Set task:
Make an exact copy of all the material below, apart from the pictures.
□ □ □
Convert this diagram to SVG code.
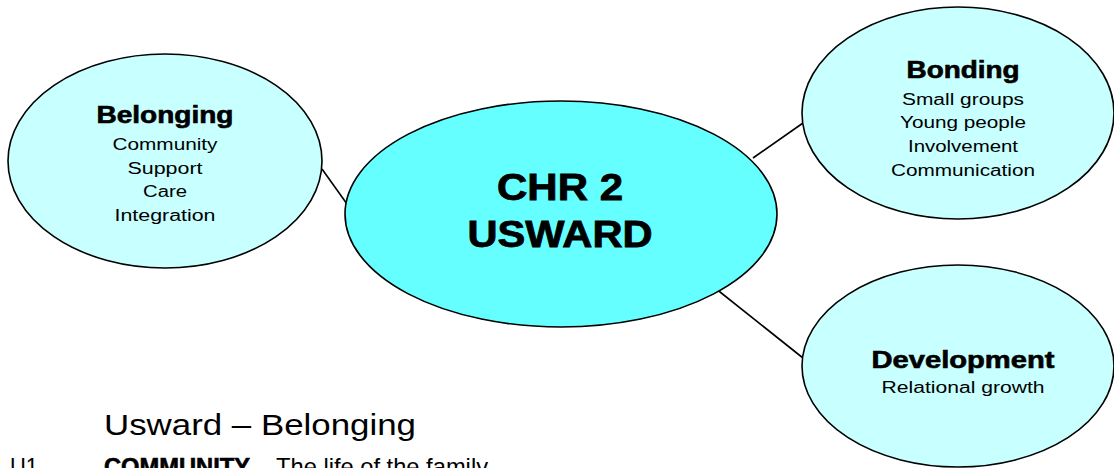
<svg xmlns="http://www.w3.org/2000/svg" width="1114" height="468" viewBox="0 0 1114 468">
<style>
.n{stroke:#000;stroke-width:1.6}
.side{fill:#c8ffff}
.core{fill:#66ffff}
text{font-family:"Liberation Sans",Arial,sans-serif;fill:#000;text-anchor:middle}
.t{font-weight:bold;font-size:23px;stroke:#000;stroke-width:0.6}
.b{font-size:16px}
.c{font-weight:bold;font-size:36px;stroke:#000;stroke-width:0.8}
.l{stroke:#000;stroke-width:1.6;fill:none}
.s{text-anchor:start}
</style>
<rect width="1114" height="468" fill="#fff"/>
<g id="connectors">
<line class="l" x1="322" y1="169" x2="347" y2="204"/>
<line class="l" x1="753" y1="158" x2="803" y2="123"/>
<line class="l" x1="715" y1="288" x2="803" y2="358"/>
</g>
<g id="belonging">
<ellipse class="n side" cx="165" cy="161" rx="157" ry="107"/>
<text class="t" x="165" y="123" textLength="137" lengthAdjust="spacingAndGlyphs">Belonging</text>
<text class="b" x="165" y="150" textLength="105" lengthAdjust="spacingAndGlyphs">Community</text>
<text class="b" x="165" y="174" textLength="75" lengthAdjust="spacingAndGlyphs">Support</text>
<text class="b" x="165" y="197" textLength="44" lengthAdjust="spacingAndGlyphs">Care</text>
<text class="b" x="165" y="221" textLength="101" lengthAdjust="spacingAndGlyphs">Integration</text>
</g>
<g id="center">
<ellipse class="n core" cx="561" cy="214" rx="216" ry="113"/>
<text class="c" x="560" y="200" textLength="126" lengthAdjust="spacingAndGlyphs">CHR 2</text>
<text class="c" x="560" y="247" textLength="185" lengthAdjust="spacingAndGlyphs">USWARD</text>
</g>
<g id="bonding">
<ellipse class="n side" cx="958" cy="113" rx="156" ry="106"/>
<text class="t" x="963" y="78" textLength="113" lengthAdjust="spacingAndGlyphs">Bonding</text>
<text class="b" x="963" y="105" textLength="122" lengthAdjust="spacingAndGlyphs">Small groups</text>
<text class="b" x="963" y="128" textLength="126" lengthAdjust="spacingAndGlyphs">Young people</text>
<text class="b" x="963" y="152" textLength="110" lengthAdjust="spacingAndGlyphs">Involvement</text>
<text class="b" x="963" y="176" textLength="144" lengthAdjust="spacingAndGlyphs">Communication</text>
</g>
<g id="development">
<ellipse class="n side" cx="958" cy="366" rx="156" ry="101"/>
<text class="t" x="963" y="368" textLength="183" lengthAdjust="spacingAndGlyphs">Development</text>
<text class="b" x="963" y="393" textLength="163" lengthAdjust="spacingAndGlyphs">Relational growth</text>
</g>
<g id="caption">
<text class="s" x="104" y="435" style="font-size:29px" textLength="312" lengthAdjust="spacingAndGlyphs">Usward – Belonging</text>
<text class="s" x="10" y="475" style="font-size:24px" textLength="28" lengthAdjust="spacingAndGlyphs">U1</text>
<text class="s" x="104" y="475" style="font-size:24px" textLength="384" lengthAdjust="spacingAndGlyphs"><tspan font-weight="bold" stroke="#000" stroke-width="0.6">COMMUNITY</tspan> – The life of the family</text>
</g>
</svg>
□ □ □
Exercise answer:
Convert this diagram to SVG code.
<svg xmlns="http://www.w3.org/2000/svg" width="1114" height="468" viewBox="0 0 1114 468">
<style>
.n{stroke:#000;stroke-width:1.6}
.side{fill:#c8ffff}
.core{fill:#66ffff}
text{font-family:"Liberation Sans",Arial,sans-serif;fill:#000;text-anchor:middle}
.t{font-weight:bold;font-size:23px;stroke:#000;stroke-width:0.6}
.b{font-size:16px}
.c{font-weight:bold;font-size:36px;stroke:#000;stroke-width:0.8}
.l{stroke:#000;stroke-width:1.6;fill:none}
.s{text-anchor:start}
</style>
<rect width="1114" height="468" fill="#fff"/>
<g id="connectors">
<line class="l" x1="322" y1="169" x2="347" y2="204"/>
<line class="l" x1="753" y1="158" x2="803" y2="123"/>
<line class="l" x1="715" y1="288" x2="803" y2="358"/>
</g>
<g id="belonging">
<ellipse class="n side" cx="165" cy="161" rx="157" ry="107"/>
<text class="t" x="165" y="123" textLength="137" lengthAdjust="spacingAndGlyphs">Belonging</text>
<text class="b" x="165" y="150" textLength="105" lengthAdjust="spacingAndGlyphs">Community</text>
<text class="b" x="165" y="174" textLength="75" lengthAdjust="spacingAndGlyphs">Support</text>
<text class="b" x="165" y="197" textLength="44" lengthAdjust="spacingAndGlyphs">Care</text>
<text class="b" x="165" y="221" textLength="101" lengthAdjust="spacingAndGlyphs">Integration</text>
</g>
<g id="center">
<ellipse class="n core" cx="561" cy="214" rx="216" ry="113"/>
<text class="c" x="560" y="200" textLength="126" lengthAdjust="spacingAndGlyphs">CHR 2</text>
<text class="c" x="560" y="247" textLength="185" lengthAdjust="spacingAndGlyphs">USWARD</text>
</g>
<g id="bonding">
<ellipse class="n side" cx="958" cy="113" rx="156" ry="106"/>
<text class="t" x="963" y="78" textLength="113" lengthAdjust="spacingAndGlyphs">Bonding</text>
<text class="b" x="963" y="105" textLength="122" lengthAdjust="spacingAndGlyphs">Small groups</text>
<text class="b" x="963" y="128" textLength="126" lengthAdjust="spacingAndGlyphs">Young people</text>
<text class="b" x="963" y="152" textLength="110" lengthAdjust="spacingAndGlyphs">Involvement</text>
<text class="b" x="963" y="176" textLength="144" lengthAdjust="spacingAndGlyphs">Communication</text>
</g>
<g id="development">
<ellipse class="n side" cx="958" cy="366" rx="156" ry="101"/>
<text class="t" x="963" y="368" textLength="183" lengthAdjust="spacingAndGlyphs">Development</text>
<text class="b" x="963" y="393" textLength="163" lengthAdjust="spacingAndGlyphs">Relational growth</text>
</g>
<g id="caption">
<text class="s" x="104" y="435" style="font-size:29px" textLength="312" lengthAdjust="spacingAndGlyphs">Usward – Belonging</text>
<text class="s" x="10" y="475" style="font-size:24px" textLength="28" lengthAdjust="spacingAndGlyphs">U1</text>
<text class="s" x="104" y="475" style="font-size:24px" textLength="384" lengthAdjust="spacingAndGlyphs"><tspan font-weight="bold" stroke="#000" stroke-width="0.6">COMMUNITY</tspan> – The life of the family</text>
</g>
</svg>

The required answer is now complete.